Apple działa inaczej. Zamiast zabawy w piaskownicy, mamy dość szczegółowo zaplanowany dzień atrakcji, które zostały obmyślone tak, aby nam pasowały. Jeżeli coś nie wpisuje się w nasz gust, to niestety, musimy z tym żyć. Sądzę jednak, że w moim przypadku programistyczne decyzje były strzałami w dziesiątkę.
A może jednak Android?
Mimo szybkiej tęsknoty za iPhone’em jestem w stanie wymienić rzeczy, które w świecie Androida sprawiają, że serce bije jakby szybciej - i to w pozytywnym tego wyrażenia znaczeniu. Weźmy na przykład szybkie ładowanie. Apple w tym temacie nie ma do powiedzenia praktycznie nic ciekawego, podczas gdy realme w modelu GT Neo5 chwali się ładowarką o mocy 240W.
Nie są to przechwałki bezpodstawne, bo tak szybko ładującego się urządzenia nie widziałem nigdy.

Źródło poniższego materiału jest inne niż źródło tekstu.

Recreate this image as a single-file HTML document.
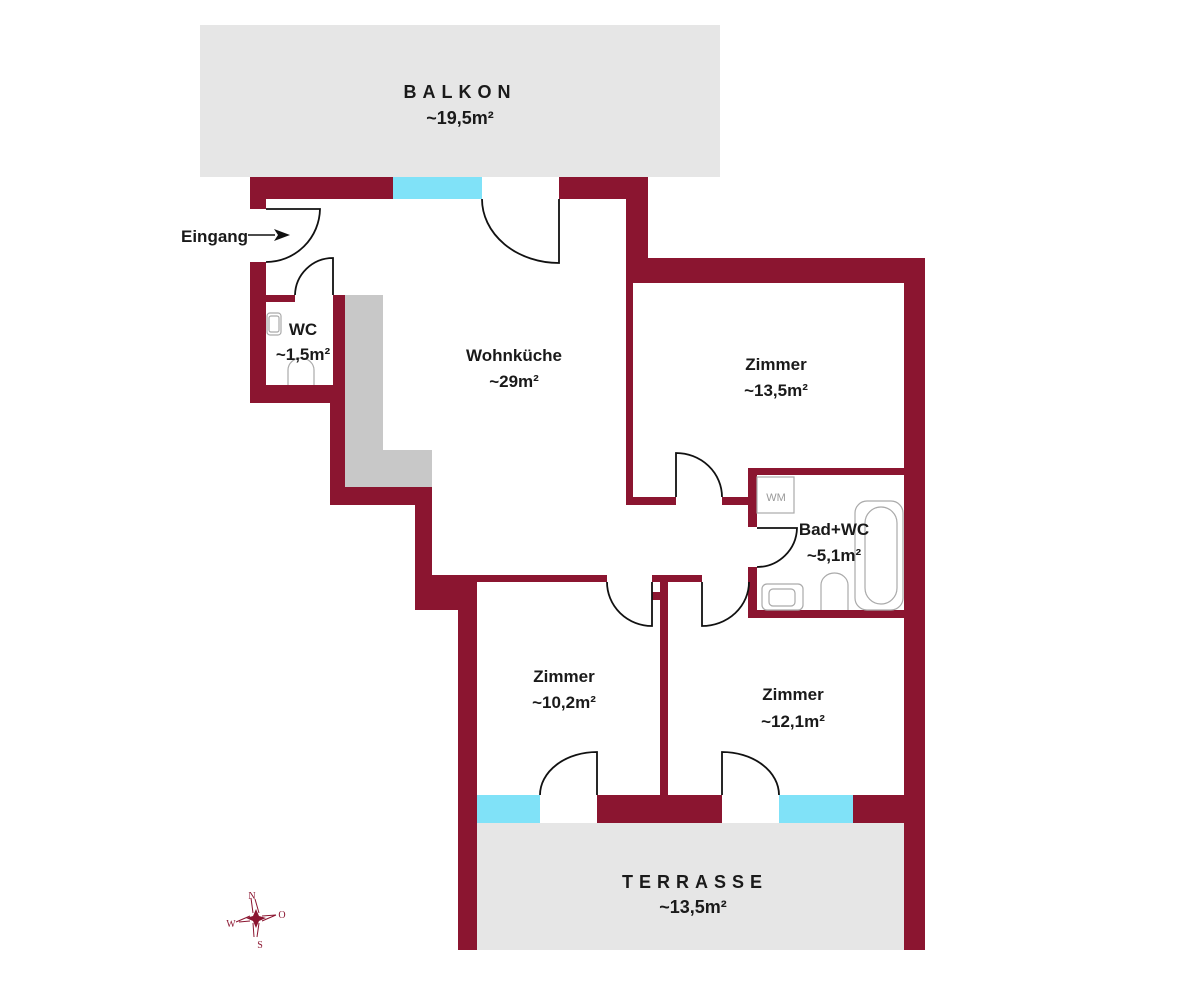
<!DOCTYPE html>
<html><head><meta charset="utf-8"><style>
html,body{margin:0;padding:0;background:#fff;}
svg{display:block}
text{font-family:"Liberation Sans",sans-serif;font-weight:bold;fill:#1a1a1a;}
text.c{font-family:"Liberation Serif",serif;font-weight:normal;fill:#8b1530;font-size:10px;}
</style></head><body>
<svg width="1200" height="1000" viewBox="0 0 1200 1000" xmlns="http://www.w3.org/2000/svg">
<rect x="200" y="25" width="520" height="152" fill="#e6e6e6"/>
<rect x="477" y="823" width="428" height="127" fill="#e6e6e6"/>
<rect x="345" y="295" width="38" height="192" fill="#c8c8c8"/>
<rect x="345" y="450" width="87" height="37" fill="#c8c8c8"/>
<g fill="#8b1530">
<rect x="250" y="177" width="143" height="22"/>
<rect x="559" y="177" width="89" height="22"/>
<rect x="626" y="177" width="22" height="106"/>
<rect x="626" y="258" width="299" height="25"/>
<rect x="904" y="258" width="21" height="692"/>
<rect x="250" y="177" width="16" height="32"/>
<rect x="250" y="262" width="16" height="141"/>
<rect x="266" y="295" width="29" height="7"/>
<rect x="333" y="295" width="12" height="108"/>
<rect x="250" y="385" width="95" height="18"/>
<rect x="330" y="385" width="15" height="120"/>
<rect x="330" y="487" width="102" height="18"/>
<rect x="415" y="487" width="17" height="123"/>
<rect x="415" y="575" width="62" height="35"/>
<rect x="458" y="575" width="19" height="375"/>
<rect x="432" y="575" width="175" height="7"/>
<rect x="652" y="575" width="50" height="7"/>
<rect x="660" y="582" width="8" height="213"/>
<rect x="652" y="592" width="8" height="8"/>
<rect x="626" y="283" width="7" height="222"/>
<rect x="626" y="497" width="50" height="8"/>
<rect x="722" y="497" width="27" height="8"/>
<rect x="748" y="468" width="177" height="7"/>
<rect x="748" y="468" width="9" height="59"/>
<rect x="748" y="567" width="9" height="51"/>
<rect x="748" y="610" width="177" height="8"/>
<rect x="597" y="795" width="125" height="28"/>
<rect x="853" y="795" width="52" height="28"/>
</g>
<g fill="#80e2f8">
<rect x="393" y="177" width="89" height="22"/>
<rect x="477" y="795" width="63" height="28"/>
<rect x="779" y="795" width="74" height="28"/>
</g>
<g fill="none" stroke="#111" stroke-width="1.8">
<path d="M266 209 L320 209 A54 54 0 0 1 266 262"/>
<path d="M559 199 L559 263 A77 64 0 0 1 482 199"/>
<path d="M333 295 L333 258 A38 38 0 0 0 295 295"/>
<path d="M676 497 L676 453 A46 44 0 0 1 722 497"/>
<path d="M757 528 L797 528 A40 40 0 0 1 757 567"/>
<path d="M652 582 L652 626 A45 44 0 0 1 607 582"/>
<path d="M702 582 L702 626 A47 44 0 0 0 749 582"/>
<path d="M597 795 L597 752 A57 43 0 0 0 540 795"/>
<path d="M722 795 L722 752 A57 43 0 0 1 779 795"/>
</g>
<line x1="248" y1="235" x2="275" y2="235" stroke="#111" stroke-width="1.5"/>
<polygon points="290,235 274,229 278,235 274,241" fill="#111"/>
<g fill="none" stroke="#aaa" stroke-width="1.2">
<rect x="757" y="477" width="37" height="36"/>
<rect x="855" y="501" width="48" height="109" rx="12"/>
<rect x="865" y="507" width="32" height="97" rx="16"/>
<path d="M821 610 L821 585 A13.5 12 0 0 1 848 585 L848 610"/>
<rect x="762" y="584" width="41" height="26" rx="5"/>
<rect x="769" y="589" width="26" height="17" rx="4"/>
<rect x="267" y="313" width="14" height="22" rx="3"/>
<rect x="269" y="316" width="10" height="16" rx="2"/>
<path d="M288 385 L288 370 A13 12 0 0 1 314 370 L314 385"/>
</g>
<text x="776" y="501" font-size="11" text-anchor="middle" style="font-weight:normal;fill:#999">WM</text>
<text x="181" y="242" font-size="17">Eingang</text>
<text x="460" y="98" font-size="18" letter-spacing="6" text-anchor="middle" fill="#333">BALKON</text>
<text x="460" y="124" font-size="18" text-anchor="middle" fill="#333">~19,5m²</text>
<text x="695" y="888" font-size="18" letter-spacing="6" text-anchor="middle" fill="#333">TERRASSE</text>
<text x="693" y="913" font-size="18" text-anchor="middle" fill="#333">~13,5m²</text>
<text x="303" y="335" font-size="17" text-anchor="middle">WC</text>
<text x="303" y="360" font-size="17" text-anchor="middle">~1,5m²</text>
<text x="514" y="361" font-size="17" text-anchor="middle">Wohnküche</text>
<text x="514" y="387" font-size="17" text-anchor="middle">~29m²</text>
<text x="776" y="370" font-size="17" text-anchor="middle">Zimmer</text>
<text x="776" y="396" font-size="17" text-anchor="middle">~13,5m²</text>
<text x="834" y="535" font-size="17" text-anchor="middle">Bad+WC</text>
<text x="834" y="561" font-size="17" text-anchor="middle">~5,1m²</text>
<text x="564" y="682" font-size="17" text-anchor="middle">Zimmer</text>
<text x="564" y="708" font-size="17" text-anchor="middle">~10,2m²</text>
<text x="793" y="700" font-size="17" text-anchor="middle">Zimmer</text>
<text x="793" y="727" font-size="17" text-anchor="middle">~12,1m²</text>
<g transform="translate(256,918)">
<polygon points="0,-9 3,-2 10,0 3,3 0,10 -3,3 -10,0 -3,-2" fill="#8b1530"/>
<g stroke="#8b1530" fill="none" stroke-width="1">
<path d="M-3,-5 L-5,-20 M3,-5 L-1,-19"/>
<path d="M-6,-2 L-20,4 M-6,3 L-17,4"/>
<path d="M6,-2 L20,-3 M6,3 L20,-3"/>
<path d="M-3,5 L-2,19 M3,5 L1,19"/>
</g>
<text class="c" x="-4" y="-19" text-anchor="middle">N</text>
<text class="c" x="-25" y="9" text-anchor="middle">W</text>
<text class="c" x="26" y="0" text-anchor="middle">O</text>
<text class="c" x="4" y="30" text-anchor="middle">S</text>
</g>
</svg>
</body></html>
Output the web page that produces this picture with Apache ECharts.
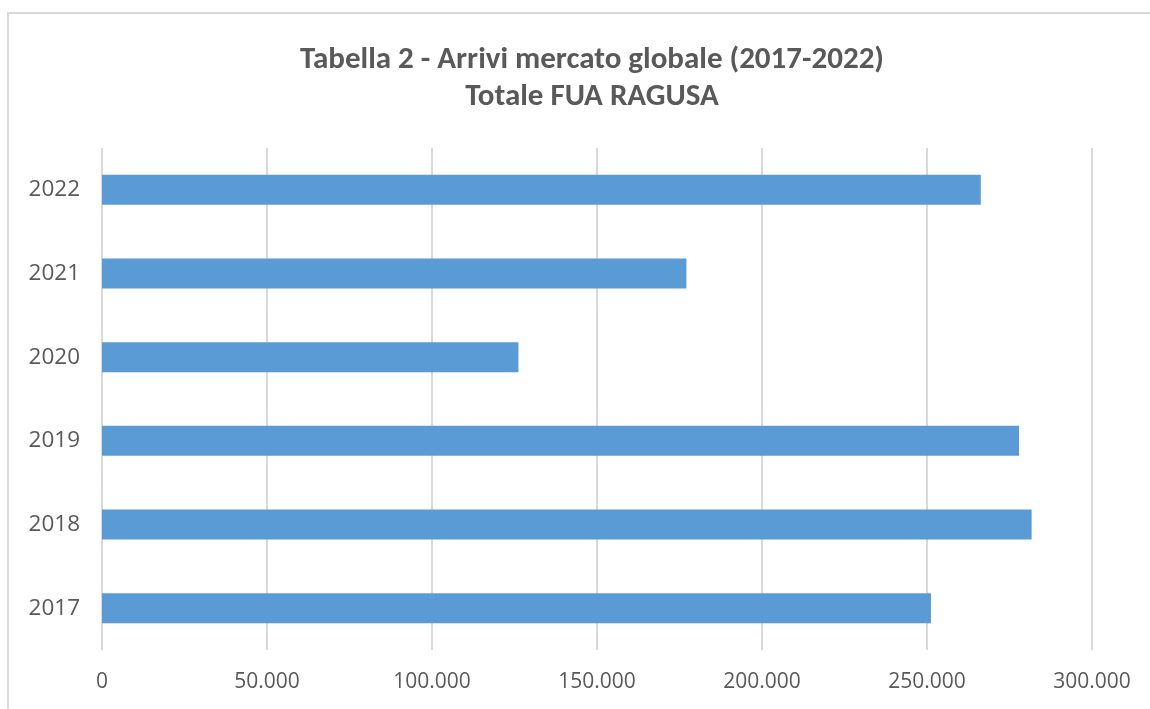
<!DOCTYPE html>
<html>
<head>
<meta charset="utf-8">
<script src="https://cdn.jsdelivr.net/npm/echarts@6/dist/echarts.min.js"></script>
<style>html,body{margin:0;padding:0;background:#fff;}#c{width:1150px;height:709px;}</style>
</head>
<body>
<div id="c"></div>
<script>
const titleLines = ['Tabella 2 - Arrivi mercato globale (2017-2022)', 'Totale FUA RAGUSA'];
const years = ['2017', '2018', '2019', '2020', '2021', '2022'];
const arrivals = [251200, 281700, 277900, 126200, 177100, 266300];
const xTicks = [0, 50000, 100000, 150000, 200000, 250000, 300000];

const fmt = v => String(v).replace(/\B(?=(\d{3})+(?!\d))/g, '.');
const chart = echarts.init(document.getElementById('c'));
chart.setOption({
  animation: false,
  backgroundColor: '#fff',
  graphic: [{
    type: 'rect', shape: {x: 8, y: 13, width: 1300, height: 900},
    style: {fill: 'none', stroke: '#d9d9d9', lineWidth: 2}, silent: true
  }],
  title: {
    text: titleLines.join('\n'),
    left: 587, top: 37, textAlign: 'center',
    textStyle: {fontFamily: "Carlito, 'Liberation Sans Narrow', 'Noto Sans', sans-serif", fontWeight: 'bold',
      fontSize: 31, lineHeight: 37, color: '#595959'}
  },
  grid: {left: 102, right: 58, top: 148, bottom: 59, containLabel: false},
  xAxis: {
    type: 'value', min: xTicks[0], max: xTicks[xTicks.length - 1], interval: xTicks[1] - xTicks[0],
    axisLine: {show: false}, axisTick: {show: false},
    splitLine: {show: true, lineStyle: {color: '#d9d9d9', width: 2}},
    axisLabel: {formatter: fmt, color: '#595959', fontSize: 21, fontFamily: "'Open Sans', sans-serif", margin: 22}
  },
  yAxis: {
    type: 'category', data: years,
    axisLine: {show: false}, axisTick: {show: false},
    axisLabel: {color: '#595959', fontSize: 22.5, fontFamily: "'Open Sans', sans-serif", margin: 22}
  },
  series: [{
    type: 'bar', data: arrivals, barWidth: 30,
    itemStyle: {color: '#5b9bd5'}
  }]
});
</script>
</body>
</html>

Mowa tu o napełnianiu ogniwa mocą w dosłownie kilka do kilkunastu minut! Bywa również, że genialną pracę wykonuje aparat. Sporo można się było naczytać o mocy tego w Samsungu Galaxy S23 Ultra. Pomijając już sprawę z księżycem, to w smartfonie zamontowano genialne obiektywy, a te wraz ze świetnym oprogramowaniem dostarczają cudownych zdjęć. Można mówić o sporym skoku technologicznym względem Apple. Nowy iPhone rzadko kiedy budzi takie emocje.
Nie budzi, bo działa - przez kilka lat i to na równym poziomie. Bez konieczności zwracania uwagi na podzespoły, bo te zwyczajnie trzymają się ustalonej wydajności, pozwalając na codzienne korzystanie z aplikacji, czy bardziej skomplikowane zadania bez zająknięcia. Oczywiście, konkurencja ze strony Androida jest bardzo potężna - ale z miłą chęcią wrócę do raz odwiedzonego już środowiska iOS.